— WHAT IS REQUIRED —
Give every line of the data again, unchanged, but with no pictures.

— STORED DATA —
╭──
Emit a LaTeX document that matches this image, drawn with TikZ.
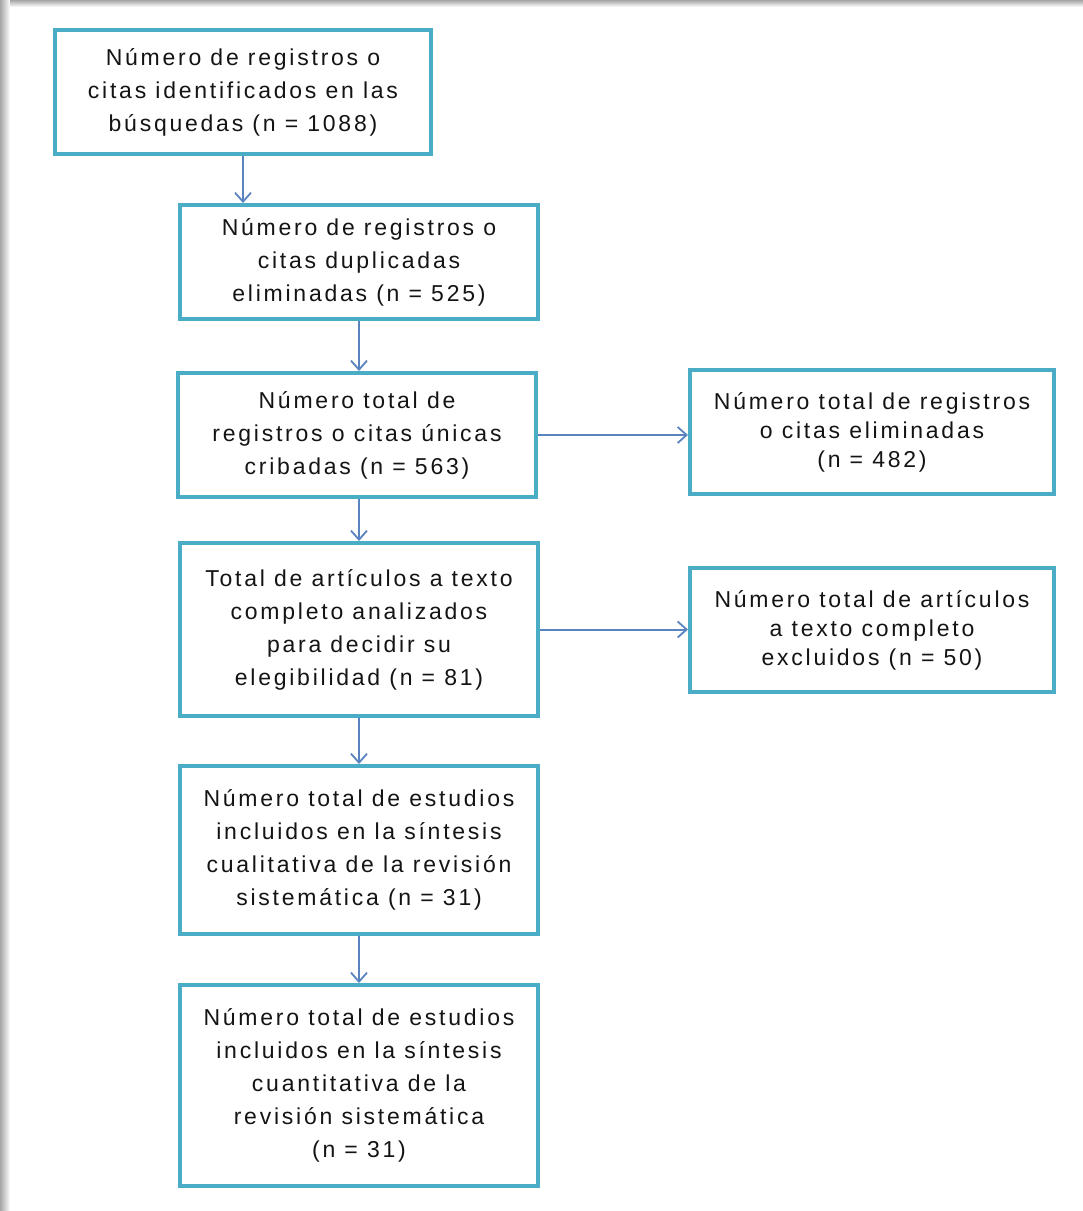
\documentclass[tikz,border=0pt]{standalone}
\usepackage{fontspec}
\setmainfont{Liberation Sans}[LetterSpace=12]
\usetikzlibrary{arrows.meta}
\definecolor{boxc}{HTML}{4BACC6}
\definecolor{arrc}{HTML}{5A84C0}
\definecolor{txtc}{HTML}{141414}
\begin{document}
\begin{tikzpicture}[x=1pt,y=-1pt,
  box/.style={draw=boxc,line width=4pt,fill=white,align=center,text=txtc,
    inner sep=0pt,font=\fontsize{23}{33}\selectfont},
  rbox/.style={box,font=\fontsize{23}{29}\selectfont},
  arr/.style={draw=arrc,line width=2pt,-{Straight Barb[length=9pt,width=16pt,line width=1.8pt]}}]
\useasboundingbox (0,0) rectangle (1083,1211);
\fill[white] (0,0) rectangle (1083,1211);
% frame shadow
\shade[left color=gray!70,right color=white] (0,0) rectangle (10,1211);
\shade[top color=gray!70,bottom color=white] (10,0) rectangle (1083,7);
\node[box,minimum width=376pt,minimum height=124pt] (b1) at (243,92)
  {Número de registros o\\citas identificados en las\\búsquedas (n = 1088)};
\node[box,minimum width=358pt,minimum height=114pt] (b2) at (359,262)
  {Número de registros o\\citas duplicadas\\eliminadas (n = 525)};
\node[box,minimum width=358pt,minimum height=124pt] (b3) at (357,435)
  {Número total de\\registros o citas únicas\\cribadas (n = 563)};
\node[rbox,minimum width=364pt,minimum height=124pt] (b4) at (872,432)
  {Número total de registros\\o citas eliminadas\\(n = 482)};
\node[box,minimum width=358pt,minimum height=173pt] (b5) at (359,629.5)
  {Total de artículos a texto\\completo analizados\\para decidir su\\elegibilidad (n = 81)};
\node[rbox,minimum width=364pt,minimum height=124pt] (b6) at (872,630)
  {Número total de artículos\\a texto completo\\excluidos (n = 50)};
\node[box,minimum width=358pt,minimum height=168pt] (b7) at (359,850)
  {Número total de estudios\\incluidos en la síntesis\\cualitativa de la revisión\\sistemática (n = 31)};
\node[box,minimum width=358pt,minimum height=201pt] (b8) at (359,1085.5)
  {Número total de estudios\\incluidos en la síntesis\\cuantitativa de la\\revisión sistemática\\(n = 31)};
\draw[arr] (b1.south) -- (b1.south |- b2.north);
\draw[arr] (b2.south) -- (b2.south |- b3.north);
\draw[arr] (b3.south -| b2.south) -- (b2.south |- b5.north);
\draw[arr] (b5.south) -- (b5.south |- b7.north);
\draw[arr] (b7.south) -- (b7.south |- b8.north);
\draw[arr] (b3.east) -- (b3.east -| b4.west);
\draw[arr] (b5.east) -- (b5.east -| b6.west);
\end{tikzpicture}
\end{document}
╰──
— SOLUTION FOR THIS EXERCISE —
Emit a LaTeX document that matches this image, drawn with TikZ.
\documentclass[tikz,border=0pt]{standalone}
\usepackage{fontspec}
\setmainfont{Liberation Sans}[LetterSpace=12]
\usetikzlibrary{arrows.meta}
\definecolor{boxc}{HTML}{4BACC6}
\definecolor{arrc}{HTML}{5A84C0}
\definecolor{txtc}{HTML}{141414}
\begin{document}
\begin{tikzpicture}[x=1pt,y=-1pt,
  box/.style={draw=boxc,line width=4pt,fill=white,align=center,text=txtc,
    inner sep=0pt,font=\fontsize{23}{33}\selectfont},
  rbox/.style={box,font=\fontsize{23}{29}\selectfont},
  arr/.style={draw=arrc,line width=2pt,-{Straight Barb[length=9pt,width=16pt,line width=1.8pt]}}]
\useasboundingbox (0,0) rectangle (1083,1211);
\fill[white] (0,0) rectangle (1083,1211);
% frame shadow
\shade[left color=gray!70,right color=white] (0,0) rectangle (10,1211);
\shade[top color=gray!70,bottom color=white] (10,0) rectangle (1083,7);
\node[box,minimum width=376pt,minimum height=124pt] (b1) at (243,92)
  {Número de registros o\\citas identificados en las\\búsquedas (n = 1088)};
\node[box,minimum width=358pt,minimum height=114pt] (b2) at (359,262)
  {Número de registros o\\citas duplicadas\\eliminadas (n = 525)};
\node[box,minimum width=358pt,minimum height=124pt] (b3) at (357,435)
  {Número total de\\registros o citas únicas\\cribadas (n = 563)};
\node[rbox,minimum width=364pt,minimum height=124pt] (b4) at (872,432)
  {Número total de registros\\o citas eliminadas\\(n = 482)};
\node[box,minimum width=358pt,minimum height=173pt] (b5) at (359,629.5)
  {Total de artículos a texto\\completo analizados\\para decidir su\\elegibilidad (n = 81)};
\node[rbox,minimum width=364pt,minimum height=124pt] (b6) at (872,630)
  {Número total de artículos\\a texto completo\\excluidos (n = 50)};
\node[box,minimum width=358pt,minimum height=168pt] (b7) at (359,850)
  {Número total de estudios\\incluidos en la síntesis\\cualitativa de la revisión\\sistemática (n = 31)};
\node[box,minimum width=358pt,minimum height=201pt] (b8) at (359,1085.5)
  {Número total de estudios\\incluidos en la síntesis\\cuantitativa de la\\revisión sistemática\\(n = 31)};
\draw[arr] (b1.south) -- (b1.south |- b2.north);
\draw[arr] (b2.south) -- (b2.south |- b3.north);
\draw[arr] (b3.south -| b2.south) -- (b2.south |- b5.north);
\draw[arr] (b5.south) -- (b5.south |- b7.north);
\draw[arr] (b7.south) -- (b7.south |- b8.north);
\draw[arr] (b3.east) -- (b3.east -| b4.west);
\draw[arr] (b5.east) -- (b5.east -| b6.west);
\end{tikzpicture}
\end{document}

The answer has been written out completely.